Editor: There is a top-tier porcelain garlic-head bottle vase just being displayed in the Petite Galerie of the Louvre in Paris. Dr Yibin Ni will share with you his appreciation of this magnificent Qianlong vase painted with a pair of red-whiskered bulbuls in polychrome enamels over transparent glaze in the falangcai style and gilding.
image above: porcelain garlic-head bottle vase (detail), Qianlong period (1736–95), Qing dynasty, courtesy of the Louvre Museum, Paris, photographed by @shaguatony on Weibo
The exhibition ‘Venus d’ailleurs, matériaux et objets voyageurs (Coming from elsewhere, traveling materials and objects)’ opened on September 22, 2021 in the Petite Galerie of the Louvre in Paris. To the greatest happy surprise of the Qing imperial porcelain lovers, a top-tier porcelain garlic-head bottle vase painted in polychrome enamels over transparent glaze and gilding in a European style, known to the Chinese as ‘falangcai’, is shown to the general public for the first time. It belonged to Adolphe Thiers’s (1797–1877) collection and came to the Louvre around 1881.
The body of the vase is painted with a pair of red-whiskered bulbuls (Pycnonotus jocosus) and large ivory-pink flower heads. These motifs are painted in a European style, with colours similar to the palette used by contemporary oil painters in the West. Comparing the smooth toning of the highlights and shadows on the birds’ fine plumage on both the Louvre’s vase and the Jesuit painter Giuseppe Castiglione’s (1688–1766) pheasantpainting, we may be able to see the obvious western influence on the porcelain painting. Similar methods of chiaroscuro with smooth blending of the primary colours and subtle shades were used to create believable effects of volume of the bird’s body and vividness of radiant feathers. In China, the red-whiskered bulbul is known as hong er bei (红耳鹎), found mainly in Guangdong province and Hong Kong.
Another comparison may be made between the flowers on the vase and a flower painting created by Giuseppe Castiglione.
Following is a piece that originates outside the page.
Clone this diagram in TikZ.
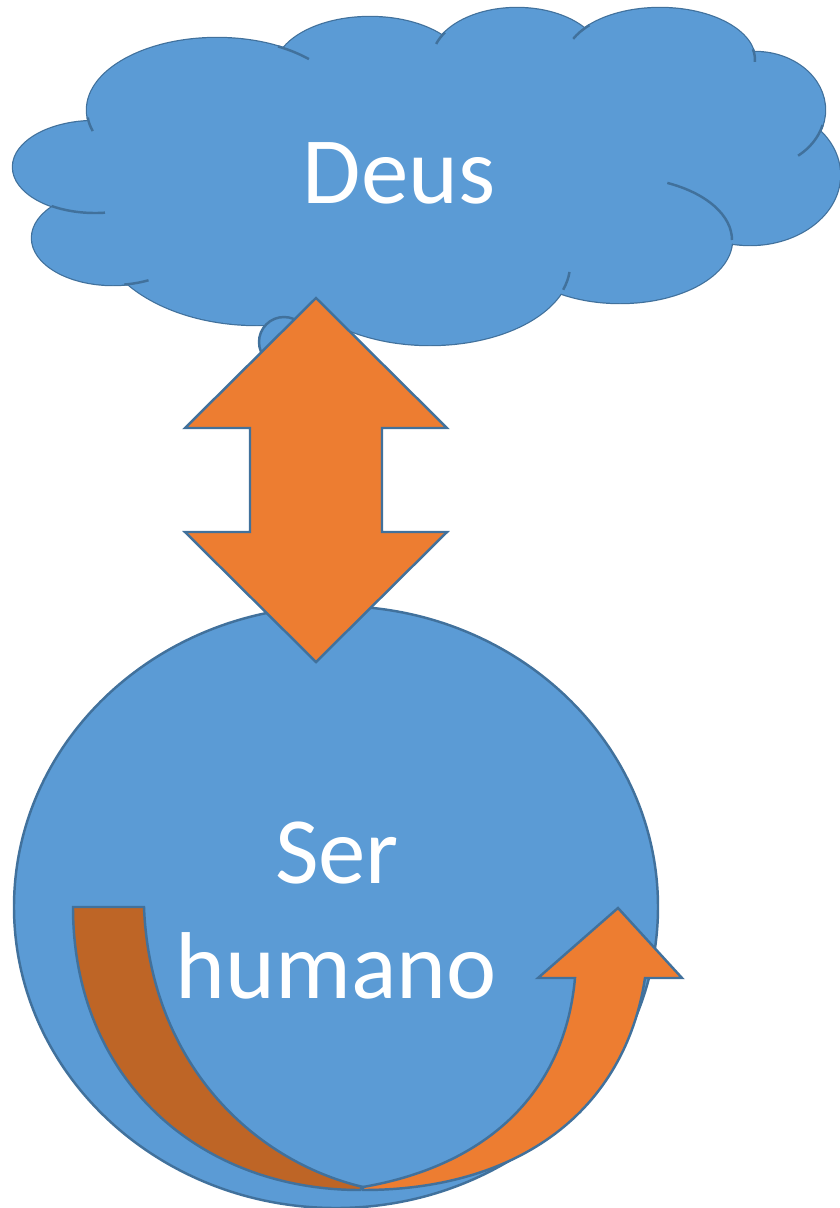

The similarities in style, palette, and shape are astounding.
There is a band of white Rococo-style scrolls reserved on a pink enamel ground around the neck of the vase. The gold rings on both edges of the band and around the mouth rim show that this vase enjoyed the highest privilege.
There are four Chinese characters ‘乾隆年製 Qianlong nian zhi (Made in the reign of Qianlong)’ on the bottom of the vase rendered in blue enamel as the reign mark.
There are five in total known similar Qianlong garlic-head bottle vases painted in the ‘falangcai’ style in the world. The Louvre vase and the vase in the collection of The Cleveland Museum of Art are adorned with birds and flowers, while the ones in the collection of Palace Museum, Beijing, in the National Museum, China, and in the National Palace Museum, Taipei, are decorated with Rococo-style flower scrolls. It seems that the Cleveland vase does not have gilding.